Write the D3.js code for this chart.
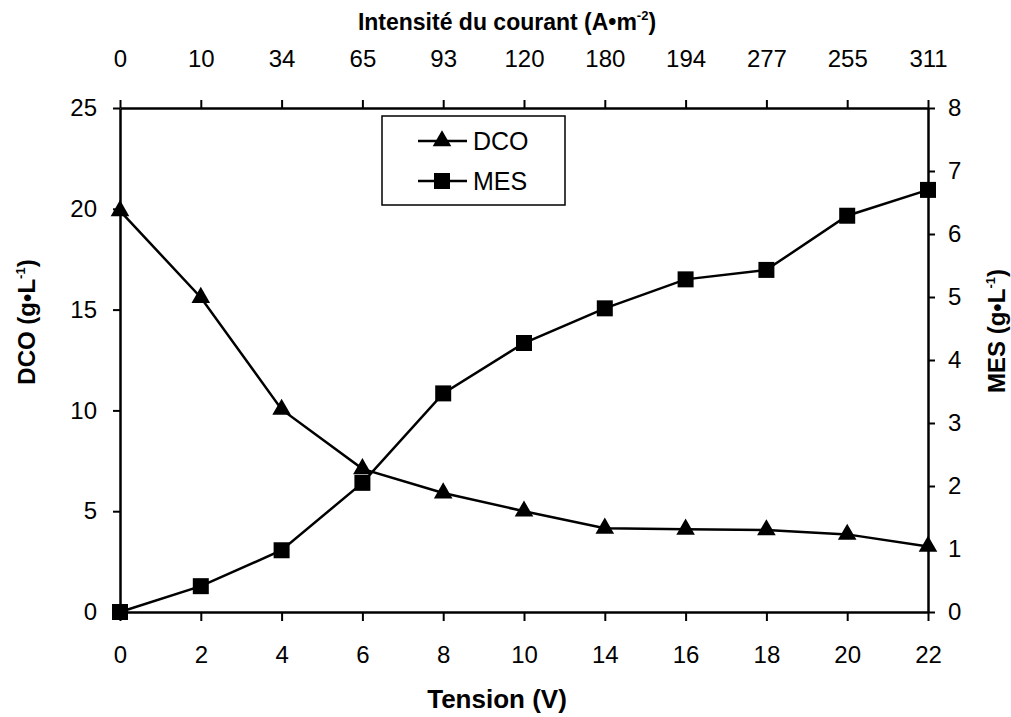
<!DOCTYPE html>
<html><head><meta charset="utf-8">
<script src="https://cdn.jsdelivr.net/npm/d3@7"></script>
<style>
body{margin:0;background:#fff}
svg text{font-family:"Liberation Sans",Arial,sans-serif;fill:#000}
</style>
</head><body>
<svg id="c" width="1011" height="717"></svg>
<script>
// ---- data ----
const tensions = ["0","2","4","6","8","10","14","16","18","20","22"];
const intensities = ["0","10","34","65","93","120","180","194","277","255","311"];
const dco = [19.9,15.6,10.05,7.1,5.9,5.0,4.15,4.1,4.07,3.85,3.25];
const mes = [0,0.41,0.98,2.05,3.47,4.27,4.82,5.28,5.43,6.29,6.70];
const dcoTicks = [0,5,10,15,20,25];
const mesTicks = [0,1,2,3,4,5,6,7,8];

const svg = d3.select("#c");
const L = 120, R = 928, T = 108, B = 612;

const x = d3.scalePoint().domain(tensions).range([L, R]).padding(0);
const yL = d3.scaleLinear().domain([0, 25]).range([B, T]);
const yR = d3.scaleLinear().domain([0, 8]).range([B, T]);

function styleAxis(g, fs) {
  g.selectAll(".domain").attr("stroke", "#000").attr("stroke-width", 2.5);
  g.selectAll(".tick line").attr("stroke", "#000").attr("stroke-width", 2);
  g.selectAll(".tick text").attr("font-size", fs).attr("font-family", '"Liberation Sans",Arial,sans-serif').attr("fill", "#000");
}

// bottom axis
const gB = svg.append("g").attr("transform", `translate(0,${B})`)
  .call(d3.axisBottom(x).tickSize(9).tickSizeOuter(0).tickPadding(25));
styleAxis(gB, 24);

// top axis
const topLabel = new Map(tensions.map((t, i) => [t, intensities[i]]));
const gT = svg.append("g").attr("transform", `translate(0,${T})`)
  .call(d3.axisTop(x).tickSize(8).tickSizeOuter(0).tickPadding(33).tickFormat(d => topLabel.get(d)));
styleAxis(gT, 24);

// left axis
const gL = svg.append("g").attr("transform", `translate(${L},0)`)
  .call(d3.axisLeft(yL).tickValues(dcoTicks).tickSize(7).tickSizeOuter(0).tickPadding(16));
styleAxis(gL, 24);

// right axis
const gR = svg.append("g").attr("transform", `translate(${R},0)`)
  .call(d3.axisRight(yR).tickValues(mesTicks).tickSize(7).tickSizeOuter(0).tickPadding(13));
styleAxis(gR, 24);

// lines
const lineL = d3.line().x((d, i) => x(tensions[i])).y(d => yL(d));
const lineR = d3.line().x((d, i) => x(tensions[i])).y(d => yR(d));

svg.append("path").datum(mes).attr("d", lineR)
  .attr("fill", "none").attr("stroke", "#000").attr("stroke-width", 2.5);
svg.append("path").datum(dco).attr("d", lineL)
  .attr("fill", "none").attr("stroke", "#000").attr("stroke-width", 2.5);

const tri = d3.symbol(d3.symbolTriangle, 150)();
const sq = d3.symbol(d3.symbolSquare, 256)();

svg.append("g").selectAll("path").data(mes).join("path")
  .attr("d", sq).attr("fill", "#000")
  .attr("transform", (d, i) => `translate(${x(tensions[i])},${yR(d)})`);
svg.append("g").selectAll("path").data(dco).join("path")
  .attr("d", tri).attr("fill", "#000")
  .attr("transform", (d, i) => `translate(${x(tensions[i])},${yL(d)})`);

// legend
const lg = svg.append("g");
lg.append("rect").attr("x", 382).attr("y", 116).attr("width", 183).attr("height", 89)
  .attr("fill", "#fff").attr("stroke", "#000").attr("stroke-width", 1.5);
const legendItems = [{name: "DCO", sym: tri, y: 141}, {name: "MES", sym: sq, y: 181}];
legendItems.forEach(it => {
  lg.append("line").attr("x1", 418).attr("x2", 467).attr("y1", it.y).attr("y2", it.y)
    .attr("stroke", "#000").attr("stroke-width", 2.5);
  lg.append("path").attr("d", it.sym).attr("fill", "#000").attr("transform", `translate(442,${it.y})`);
  lg.append("text").attr("x", 473).attr("y", it.y + 9).attr("font-size", 25).text(it.name);
});

// titles
function titleWithSup(sel, base, sup, tail) {
  sel.append("tspan").text(base);
  sel.append("tspan").attr("font-size", 13).attr("dy", -10).text(sup);
  sel.append("tspan").attr("dy", 10).text(tail);
}
const tTop = svg.append("text").attr("x", 507).attr("y", 30).attr("text-anchor", "middle")
  .attr("font-size", 23).attr("font-weight", "bold");
titleWithSup(tTop, "Intensité du courant (A•m", "-2", ")");

svg.append("text").attr("x", 497).attr("y", 708).attr("text-anchor", "middle")
  .attr("font-size", 26).attr("font-weight", "bold").text("Tension (V)");

const tLeft = svg.append("text").attr("transform", "translate(35,322) rotate(-90)")
  .attr("text-anchor", "middle").attr("font-size", 24).attr("font-weight", "bold");
titleWithSup(tLeft, "DCO (g•L", "-1", ")");

const tRight = svg.append("text").attr("transform", "translate(1005,331) rotate(-90)")
  .attr("text-anchor", "middle").attr("font-size", 24).attr("font-weight", "bold");
titleWithSup(tRight, "MES (g•L", "-1", ")");
</script>
</body></html>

########

■ Goal ■
Leave out the pictures and output the rest of the material exactly as written.

■ Solved problem ■
Write the D3.js code for this chart.
<!DOCTYPE html>
<html><head><meta charset="utf-8">
<script src="https://cdn.jsdelivr.net/npm/d3@7"></script>
<style>
body{margin:0;background:#fff}
svg text{font-family:"Liberation Sans",Arial,sans-serif;fill:#000}
</style>
</head><body>
<svg id="c" width="1011" height="717"></svg>
<script>
// ---- data ----
const tensions = ["0","2","4","6","8","10","14","16","18","20","22"];
const intensities = ["0","10","34","65","93","120","180","194","277","255","311"];
const dco = [19.9,15.6,10.05,7.1,5.9,5.0,4.15,4.1,4.07,3.85,3.25];
const mes = [0,0.41,0.98,2.05,3.47,4.27,4.82,5.28,5.43,6.29,6.70];
const dcoTicks = [0,5,10,15,20,25];
const mesTicks = [0,1,2,3,4,5,6,7,8];

const svg = d3.select("#c");
const L = 120, R = 928, T = 108, B = 612;

const x = d3.scalePoint().domain(tensions).range([L, R]).padding(0);
const yL = d3.scaleLinear().domain([0, 25]).range([B, T]);
const yR = d3.scaleLinear().domain([0, 8]).range([B, T]);

function styleAxis(g, fs) {
  g.selectAll(".domain").attr("stroke", "#000").attr("stroke-width", 2.5);
  g.selectAll(".tick line").attr("stroke", "#000").attr("stroke-width", 2);
  g.selectAll(".tick text").attr("font-size", fs).attr("font-family", '"Liberation Sans",Arial,sans-serif').attr("fill", "#000");
}

// bottom axis
const gB = svg.append("g").attr("transform", `translate(0,${B})`)
  .call(d3.axisBottom(x).tickSize(9).tickSizeOuter(0).tickPadding(25));
styleAxis(gB, 24);

// top axis
const topLabel = new Map(tensions.map((t, i) => [t, intensities[i]]));
const gT = svg.append("g").attr("transform", `translate(0,${T})`)
  .call(d3.axisTop(x).tickSize(8).tickSizeOuter(0).tickPadding(33).tickFormat(d => topLabel.get(d)));
styleAxis(gT, 24);

// left axis
const gL = svg.append("g").attr("transform", `translate(${L},0)`)
  .call(d3.axisLeft(yL).tickValues(dcoTicks).tickSize(7).tickSizeOuter(0).tickPadding(16));
styleAxis(gL, 24);

// right axis
const gR = svg.append("g").attr("transform", `translate(${R},0)`)
  .call(d3.axisRight(yR).tickValues(mesTicks).tickSize(7).tickSizeOuter(0).tickPadding(13));
styleAxis(gR, 24);

// lines
const lineL = d3.line().x((d, i) => x(tensions[i])).y(d => yL(d));
const lineR = d3.line().x((d, i) => x(tensions[i])).y(d => yR(d));

svg.append("path").datum(mes).attr("d", lineR)
  .attr("fill", "none").attr("stroke", "#000").attr("stroke-width", 2.5);
svg.append("path").datum(dco).attr("d", lineL)
  .attr("fill", "none").attr("stroke", "#000").attr("stroke-width", 2.5);

const tri = d3.symbol(d3.symbolTriangle, 150)();
const sq = d3.symbol(d3.symbolSquare, 256)();

svg.append("g").selectAll("path").data(mes).join("path")
  .attr("d", sq).attr("fill", "#000")
  .attr("transform", (d, i) => `translate(${x(tensions[i])},${yR(d)})`);
svg.append("g").selectAll("path").data(dco).join("path")
  .attr("d", tri).attr("fill", "#000")
  .attr("transform", (d, i) => `translate(${x(tensions[i])},${yL(d)})`);

// legend
const lg = svg.append("g");
lg.append("rect").attr("x", 382).attr("y", 116).attr("width", 183).attr("height", 89)
  .attr("fill", "#fff").attr("stroke", "#000").attr("stroke-width", 1.5);
const legendItems = [{name: "DCO", sym: tri, y: 141}, {name: "MES", sym: sq, y: 181}];
legendItems.forEach(it => {
  lg.append("line").attr("x1", 418).attr("x2", 467).attr("y1", it.y).attr("y2", it.y)
    .attr("stroke", "#000").attr("stroke-width", 2.5);
  lg.append("path").attr("d", it.sym).attr("fill", "#000").attr("transform", `translate(442,${it.y})`);
  lg.append("text").attr("x", 473).attr("y", it.y + 9).attr("font-size", 25).text(it.name);
});

// titles
function titleWithSup(sel, base, sup, tail) {
  sel.append("tspan").text(base);
  sel.append("tspan").attr("font-size", 13).attr("dy", -10).text(sup);
  sel.append("tspan").attr("dy", 10).text(tail);
}
const tTop = svg.append("text").attr("x", 507).attr("y", 30).attr("text-anchor", "middle")
  .attr("font-size", 23).attr("font-weight", "bold");
titleWithSup(tTop, "Intensité du courant (A•m", "-2", ")");

svg.append("text").attr("x", 497).attr("y", 708).attr("text-anchor", "middle")
  .attr("font-size", 26).attr("font-weight", "bold").text("Tension (V)");

const tLeft = svg.append("text").attr("transform", "translate(35,322) rotate(-90)")
  .attr("text-anchor", "middle").attr("font-size", 24).attr("font-weight", "bold");
titleWithSup(tLeft, "DCO (g•L", "-1", ")");

const tRight = svg.append("text").attr("transform", "translate(1005,331) rotate(-90)")
  .attr("text-anchor", "middle").attr("font-size", 24).attr("font-weight", "bold");
titleWithSup(tRight, "MES (g•L", "-1", ")");
</script>
</body></html>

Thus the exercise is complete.